### THE TASK
Don't include pictures. Quote the lines below from the first through the line that contains "return a + [None] + b".

======== SUPPLIED MATERIAL ========

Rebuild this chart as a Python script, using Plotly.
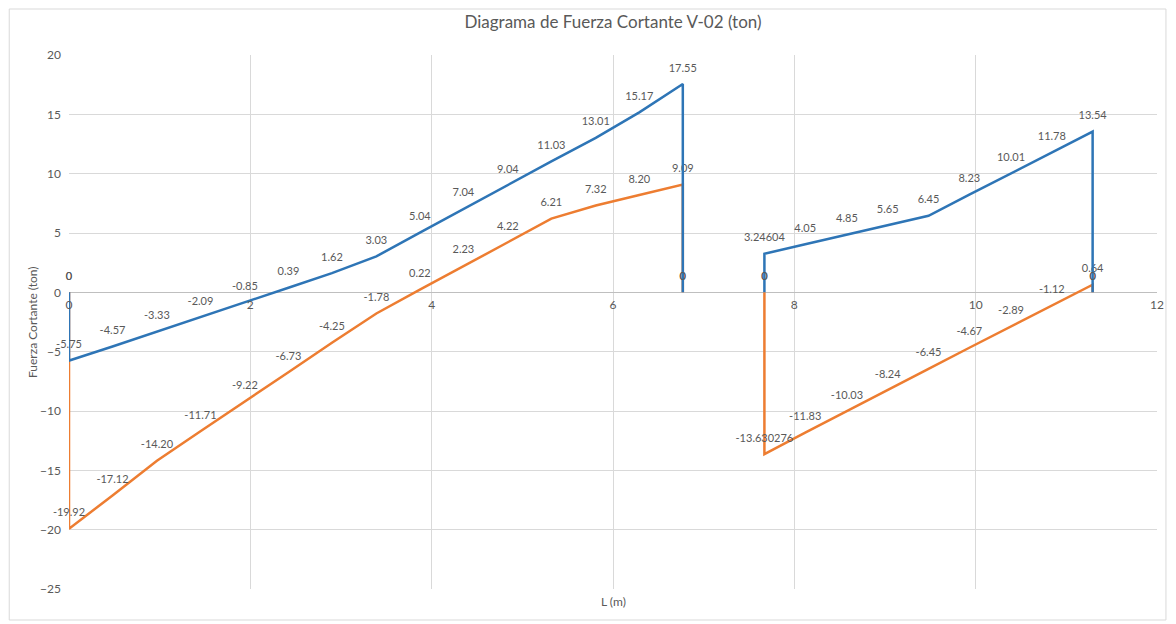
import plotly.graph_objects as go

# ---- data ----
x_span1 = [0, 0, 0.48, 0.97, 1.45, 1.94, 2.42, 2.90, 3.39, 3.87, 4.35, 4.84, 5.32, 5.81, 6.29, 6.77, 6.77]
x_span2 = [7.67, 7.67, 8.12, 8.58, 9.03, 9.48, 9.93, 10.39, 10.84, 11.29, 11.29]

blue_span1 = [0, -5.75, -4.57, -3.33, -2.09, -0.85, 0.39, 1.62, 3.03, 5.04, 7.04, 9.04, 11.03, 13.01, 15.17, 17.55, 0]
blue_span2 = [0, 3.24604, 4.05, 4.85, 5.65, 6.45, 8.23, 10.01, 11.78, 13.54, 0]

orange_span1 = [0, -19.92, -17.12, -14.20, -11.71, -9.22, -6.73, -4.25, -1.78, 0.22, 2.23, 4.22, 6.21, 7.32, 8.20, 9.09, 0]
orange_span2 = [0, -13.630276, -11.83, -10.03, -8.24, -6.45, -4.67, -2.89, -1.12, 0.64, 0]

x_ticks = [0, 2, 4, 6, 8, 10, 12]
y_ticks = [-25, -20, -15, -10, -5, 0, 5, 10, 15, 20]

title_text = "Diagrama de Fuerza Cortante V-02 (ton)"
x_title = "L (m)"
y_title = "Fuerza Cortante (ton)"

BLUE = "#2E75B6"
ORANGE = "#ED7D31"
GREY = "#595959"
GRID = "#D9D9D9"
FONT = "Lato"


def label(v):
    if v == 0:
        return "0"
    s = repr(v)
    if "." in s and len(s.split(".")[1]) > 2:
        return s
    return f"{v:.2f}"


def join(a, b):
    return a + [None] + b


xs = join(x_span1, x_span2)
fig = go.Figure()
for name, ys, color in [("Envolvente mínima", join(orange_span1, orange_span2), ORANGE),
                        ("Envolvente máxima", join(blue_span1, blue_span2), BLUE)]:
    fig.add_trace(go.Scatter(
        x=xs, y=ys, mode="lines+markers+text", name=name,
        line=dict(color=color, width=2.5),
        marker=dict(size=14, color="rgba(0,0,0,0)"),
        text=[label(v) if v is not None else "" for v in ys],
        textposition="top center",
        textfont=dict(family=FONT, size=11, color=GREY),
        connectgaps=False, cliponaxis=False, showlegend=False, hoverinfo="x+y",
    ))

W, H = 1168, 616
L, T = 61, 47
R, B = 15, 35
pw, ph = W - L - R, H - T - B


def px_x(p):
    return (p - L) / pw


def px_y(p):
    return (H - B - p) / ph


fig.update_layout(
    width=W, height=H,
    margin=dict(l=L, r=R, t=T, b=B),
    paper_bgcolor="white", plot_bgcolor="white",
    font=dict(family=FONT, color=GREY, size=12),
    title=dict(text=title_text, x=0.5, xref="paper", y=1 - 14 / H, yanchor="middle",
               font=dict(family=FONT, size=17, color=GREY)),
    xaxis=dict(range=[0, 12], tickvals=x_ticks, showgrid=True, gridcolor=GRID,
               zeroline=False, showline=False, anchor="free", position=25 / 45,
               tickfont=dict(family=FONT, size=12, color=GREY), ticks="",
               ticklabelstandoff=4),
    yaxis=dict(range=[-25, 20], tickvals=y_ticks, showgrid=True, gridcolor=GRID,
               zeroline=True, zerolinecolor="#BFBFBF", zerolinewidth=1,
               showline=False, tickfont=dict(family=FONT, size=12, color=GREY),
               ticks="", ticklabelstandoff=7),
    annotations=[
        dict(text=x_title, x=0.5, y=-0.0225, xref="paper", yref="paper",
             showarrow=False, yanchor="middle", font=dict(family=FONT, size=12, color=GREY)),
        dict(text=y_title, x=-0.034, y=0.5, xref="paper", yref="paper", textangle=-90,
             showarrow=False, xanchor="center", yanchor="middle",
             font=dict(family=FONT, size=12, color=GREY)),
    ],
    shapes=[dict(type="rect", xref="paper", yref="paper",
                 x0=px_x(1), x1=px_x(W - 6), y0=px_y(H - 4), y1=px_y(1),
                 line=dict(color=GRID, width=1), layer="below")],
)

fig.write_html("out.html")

========

### TASK OUTPUT
Rebuild this chart as a Python script, using Plotly.
import plotly.graph_objects as go

# ---- data ----
x_span1 = [0, 0, 0.48, 0.97, 1.45, 1.94, 2.42, 2.90, 3.39, 3.87, 4.35, 4.84, 5.32, 5.81, 6.29, 6.77, 6.77]
x_span2 = [7.67, 7.67, 8.12, 8.58, 9.03, 9.48, 9.93, 10.39, 10.84, 11.29, 11.29]

blue_span1 = [0, -5.75, -4.57, -3.33, -2.09, -0.85, 0.39, 1.62, 3.03, 5.04, 7.04, 9.04, 11.03, 13.01, 15.17, 17.55, 0]
blue_span2 = [0, 3.24604, 4.05, 4.85, 5.65, 6.45, 8.23, 10.01, 11.78, 13.54, 0]

orange_span1 = [0, -19.92, -17.12, -14.20, -11.71, -9.22, -6.73, -4.25, -1.78, 0.22, 2.23, 4.22, 6.21, 7.32, 8.20, 9.09, 0]
orange_span2 = [0, -13.630276, -11.83, -10.03, -8.24, -6.45, -4.67, -2.89, -1.12, 0.64, 0]

x_ticks = [0, 2, 4, 6, 8, 10, 12]
y_ticks = [-25, -20, -15, -10, -5, 0, 5, 10, 15, 20]

title_text = "Diagrama de Fuerza Cortante V-02 (ton)"
x_title = "L (m)"
y_title = "Fuerza Cortante (ton)"

BLUE = "#2E75B6"
ORANGE = "#ED7D31"
GREY = "#595959"
GRID = "#D9D9D9"
FONT = "Lato"


def label(v):
    if v == 0:
        return "0"
    s = repr(v)
    if "." in s and len(s.split(".")[1]) > 2:
        return s
    return f"{v:.2f}"


def join(a, b):
    return a + [None] + b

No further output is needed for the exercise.